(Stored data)
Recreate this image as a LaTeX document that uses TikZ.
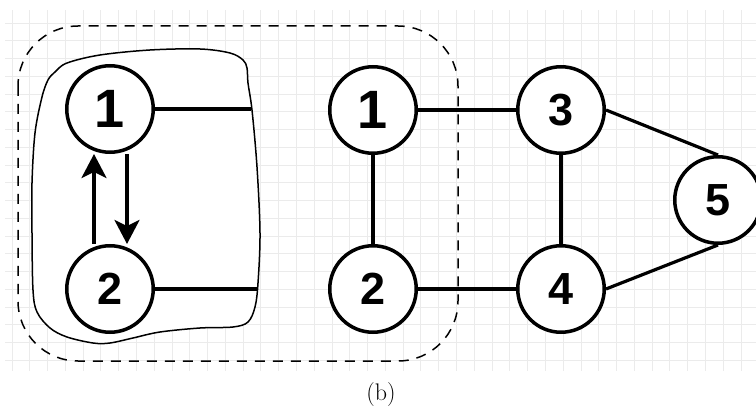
\documentclass[tikz,border=0pt]{standalone}
\usepackage{fontspec}
\newfontfamily\nodefont{Liberation Sans}
\usetikzlibrary{arrows.meta}

\begin{document}
\begin{tikzpicture}[x=1pt,y=-1pt,
  gridline/.style={draw=black!8, line width=0.9pt},
  vertex/.style={circle, draw, line width=3.5pt, fill=white,
    minimum size=86.5pt, inner sep=0pt,
    font=\nodefont\bfseries\fontsize{45}{45}\selectfont},
  bigdigit/.style={font=\nodefont\bfseries\fontsize{54}{54}\selectfont},
  link/.style={line width=3.2pt},
  flow/.style={line width=3.2pt, -{Stealth[length=24pt,width=25pt,inset=6pt]}},
  groupbox/.style={line width=1.5pt, dash pattern=on 10pt off 8pt,
    rounded corners=60pt},
  blob/.style={line width=1.5pt, fill=white}]

\useasboundingbox (0,0) rectangle (756,409);
\clip (0,0) rectangle (756,409);

% background grid
\begin{scope}
  \clip (5,10) rectangle (756,371);
  \foreach \i in {0,...,42}
    \draw[gridline] ({12+17.78*\i},10) -- ({12+17.78*\i},371);
  \foreach \j in {0,...,19}
    \draw[gridline] (5,{23+17.75*\j}) -- (756,{23+17.75*\j});
\end{scope}

% dashed group outline
\draw[groupbox] (18,26) rectangle (458,361);

% free-form region around the contracted pair
\draw[blob] plot[smooth cycle, tension=0.55] coordinates {
  (55,72) (67,63) (100,55) (150,50) (200,49) (230,53) (243,60) (247,68)
  (248,83) (252,110) (257,167) (260,233) (258,283) (255,307) (248,322)
  (233,327) (200,328) (160,332) (133,338) (110,343) (93,343) (67,337)
  (50,328) (37,312) (33,290) (32,233) (32,183) (35,133) (42,97) (48,80)};

% vertices
\node[vertex, bigdigit] (l1) at (110,109) {1};
\node[vertex] (l2) at (110,289) {2};
\node[vertex, bigdigit] (m1) at (373,110) {1};
\node[vertex] (m2) at (373,289) {2};
\node[vertex] (n3) at (561,110) {3};
\node[vertex] (n4) at (561,289) {4};
\node[vertex] (n5) at (718,200) {5};

% loose ends at the region boundary
\coordinate (e1) at (251,109);
\coordinate (e2) at (257,289);

% edges
\draw[link] (l1.east) -- (e1);
\draw[link] (l2.east) -- (e2);
\draw[flow] ([xshift=-16pt]l2.north) -- ([xshift=-16pt]l1.south);
\draw[flow] ([xshift=17pt]l1.south) -- ([xshift=17pt]l2.north);
\draw[link] (m1) -- (m2);
\draw[link] (m1) -- (n3);
\draw[link] (m2) -- (n4);
\draw[link] (n3) -- (n4);
\draw[link] (n3.east) -- (n5.north);
\draw[link] (n4.east) -- (n5.south);

% caption
\node[anchor=base, font=\fontsize{24}{28}\selectfont] (cap) at (381,400) {(b)};
\end{tikzpicture}
\end{document}
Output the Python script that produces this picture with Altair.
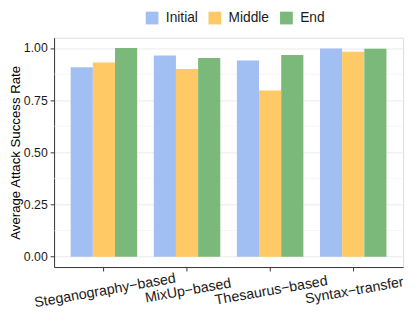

— TASK TO COMPLETE —
Show the lines of the records that contain the word "this".

— ANSWER TO THE TASK —
Recreate this image as a LaTeX document that uses TikZ.
Output the Python script that produces this picture with Altair.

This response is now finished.